INFORMATION SHOWN:
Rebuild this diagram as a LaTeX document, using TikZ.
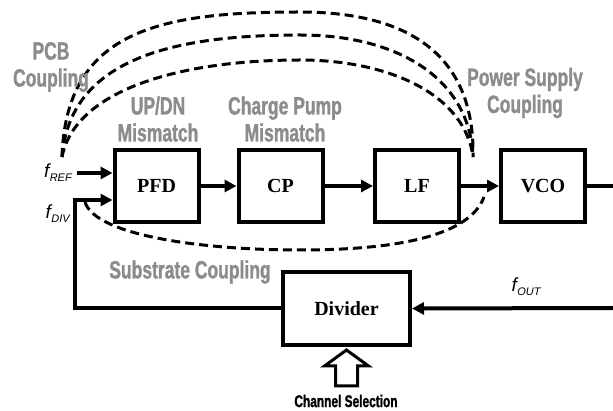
\documentclass[tikz,border=0pt]{standalone}
\usepackage{fontspec}
\setmainfont{Liberation Serif}
\setsansfont{Liberation Sans}
\newfontfamily\impacto[FakeStretch=0.7,BoldFeatures={FakeBold=1.2}]{Liberation Sans}
\usepackage{tikz}
\usetikzlibrary{arrows.meta,positioning}
\definecolor{grisacople}{HTML}{8C8C8C}
\newcommand{\fsen}[1]{\textsf{\itshape f\kern0.5pt\raisebox{-4pt}{\fontsize{11}{11}\selectfont #1}}}

\begin{document}
\begin{tikzpicture}[x=1pt,y=-1pt,>={Triangle[length=12pt,width=12pt]},
      bloque/.style={draw,line width=4pt,minimum width=84pt,minimum height=72pt,
                     font=\fontsize{20}{20}\selectfont\bfseries},
      flecha/.style={line width=4pt,->},
      acople/.style={grisacople,font=\impacto\bfseries\fontsize{25}{27}\selectfont,align=center},
      ruido/.style={line width=3pt,dash pattern=on 9pt off 5pt},
      senal/.style={font=\fontsize{19}{19}\selectfont,inner sep=1pt}]
    \useasboundingbox (0,0) rectangle (613,411);
    % lazo directo
    \foreach \nm/\x/\txt in {pfd/156.5/PFD, cp/280.5/CP, lf/417/LF, vco/543/VCO}{
      \node[bloque] (\nm) at (\x,186) {\txt};
    }
    \foreach \a/\b in {pfd/cp, cp/lf, lf/vco}
      \draw[flecha] (\a) -- (\b);
    \coordinate (salida) at (613,186);
    \draw[line width=4pt] (vco.east) -- (salida);
    % realimentacion
    \node[bloque,minimum width=127pt,minimum height=73pt] (divisor) at (346.5,308.5) {Divider};
    \coordinate (retorno) at (613,308);
    \draw[flecha] (retorno) -- (divisor.east);
    \node[senal] (fout) at (526,287) {\fsen{OUT}};
    \coordinate (esq) at (75,200);
    \draw[flecha] (divisor.west) -| (esq) -- (esq -| pfd.west);
    \node[senal,left=4pt of esq,yshift=-14pt] (fdiv) {\fsen{DIV}};
    \coordinate (ref) at (77,173);
    \draw[flecha] (ref) -- (ref -| pfd.west);
    \node[senal,left=4pt of ref] (fref) {\fsen{REF}};
    % seleccion de canal
    \draw[line width=3pt,line join=miter] ([shift={(0,3)}]divisor.south) -- ++(22,16) -- ++(-11,0)
      -- ++(0,20) -- ++(-22,0) -- ++(0,-20) -- ++(-11,0) -- cycle;
    \node[font=\impacto\bfseries\fontsize{17}{17}\selectfont] (canal) at (346,401) {Channel Selection};
    % acoples
    \coordinate (pcbA) at (62,157);
    \coordinate (pcbB) at (473,157);
    \draw[ruido] (pcbA) .. controls (66,30) and (160,12) .. (300,12)
                        .. controls (415,12) and (475,60) .. (pcbB);
    \draw[ruido] (pcbA) .. controls (70,60) and (170,35) .. (300,35)
                        .. controls (400,35) and (470,80) .. (pcbB);
    \draw[ruido] (pcbA) .. controls (75,90) and (180,60) .. (300,60)
                        .. controls (390,60) and (465,95) .. (pcbB);
    \coordinate (subA) at (85,202);
    \coordinate (subB) at (484,197);
    \draw[ruido] (subA) .. controls (95,235) and (200,250) .. (300,250)
                        .. controls (400,250) and (470,235) .. (subB);
    \node[acople] (pcb) at (51,67) {PCB\\Coupling};
    \node[acople] (updn) at (158,119) {UP/DN\\Mismatch};
    \node[acople] (cpmis) at (285,119) {Charge Pump\\Mismatch};
    \node[acople] (fuente) at (525,93) {Power Supply\\Coupling};
    \node[acople] (sustrato) at (190,272) {Substrate Coupling};
  \end{tikzpicture}
\end{document}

WHAT IS NEEDED:
Are you able to set down all the lines above exactly, without any pictures?

RESULT FOR THIS TASK:
Rebuild this diagram as a LaTeX document, using TikZ.
\documentclass[tikz,border=0pt]{standalone}
\usepackage{fontspec}
\setmainfont{Liberation Serif}
\setsansfont{Liberation Sans}
\newfontfamily\impacto[FakeStretch=0.7,BoldFeatures={FakeBold=1.2}]{Liberation Sans}
\usepackage{tikz}
\usetikzlibrary{arrows.meta,positioning}
\definecolor{grisacople}{HTML}{8C8C8C}
\newcommand{\fsen}[1]{\textsf{\itshape f\kern0.5pt\raisebox{-4pt}{\fontsize{11}{11}\selectfont #1}}}

\begin{document}
\begin{tikzpicture}[x=1pt,y=-1pt,>={Triangle[length=12pt,width=12pt]},
      bloque/.style={draw,line width=4pt,minimum width=84pt,minimum height=72pt,
                     font=\fontsize{20}{20}\selectfont\bfseries},
      flecha/.style={line width=4pt,->},
      acople/.style={grisacople,font=\impacto\bfseries\fontsize{25}{27}\selectfont,align=center},
      ruido/.style={line width=3pt,dash pattern=on 9pt off 5pt},
      senal/.style={font=\fontsize{19}{19}\selectfont,inner sep=1pt}]
    \useasboundingbox (0,0) rectangle (613,411);
    % lazo directo
    \foreach \nm/\x/\txt in {pfd/156.5/PFD, cp/280.5/CP, lf/417/LF, vco/543/VCO}{
      \node[bloque] (\nm) at (\x,186) {\txt};
    }
    \foreach \a/\b in {pfd/cp, cp/lf, lf/vco}
      \draw[flecha] (\a) -- (\b);
    \coordinate (salida) at (613,186);
    \draw[line width=4pt] (vco.east) -- (salida);
    % realimentacion
    \node[bloque,minimum width=127pt,minimum height=73pt] (divisor) at (346.5,308.5) {Divider};
    \coordinate (retorno) at (613,308);
    \draw[flecha] (retorno) -- (divisor.east);
    \node[senal] (fout) at (526,287) {\fsen{OUT}};
    \coordinate (esq) at (75,200);
    \draw[flecha] (divisor.west) -| (esq) -- (esq -| pfd.west);
    \node[senal,left=4pt of esq,yshift=-14pt] (fdiv) {\fsen{DIV}};
    \coordinate (ref) at (77,173);
    \draw[flecha] (ref) -- (ref -| pfd.west);
    \node[senal,left=4pt of ref] (fref) {\fsen{REF}};
    % seleccion de canal
    \draw[line width=3pt,line join=miter] ([shift={(0,3)}]divisor.south) -- ++(22,16) -- ++(-11,0)
      -- ++(0,20) -- ++(-22,0) -- ++(0,-20) -- ++(-11,0) -- cycle;
    \node[font=\impacto\bfseries\fontsize{17}{17}\selectfont] (canal) at (346,401) {Channel Selection};
    % acoples
    \coordinate (pcbA) at (62,157);
    \coordinate (pcbB) at (473,157);
    \draw[ruido] (pcbA) .. controls (66,30) and (160,12) .. (300,12)
                        .. controls (415,12) and (475,60) .. (pcbB);
    \draw[ruido] (pcbA) .. controls (70,60) and (170,35) .. (300,35)
                        .. controls (400,35) and (470,80) .. (pcbB);
    \draw[ruido] (pcbA) .. controls (75,90) and (180,60) .. (300,60)
                        .. controls (390,60) and (465,95) .. (pcbB);
    \coordinate (subA) at (85,202);
    \coordinate (subB) at (484,197);
    \draw[ruido] (subA) .. controls (95,235) and (200,250) .. (300,250)
                        .. controls (400,250) and (470,235) .. (subB);
    \node[acople] (pcb) at (51,67) {PCB\\Coupling};
    \node[acople] (updn) at (158,119) {UP/DN\\Mismatch};
    \node[acople] (cpmis) at (285,119) {Charge Pump\\Mismatch};
    \node[acople] (fuente) at (525,93) {Power Supply\\Coupling};
    \node[acople] (sustrato) at (190,272) {Substrate Coupling};
  \end{tikzpicture}
\end{document}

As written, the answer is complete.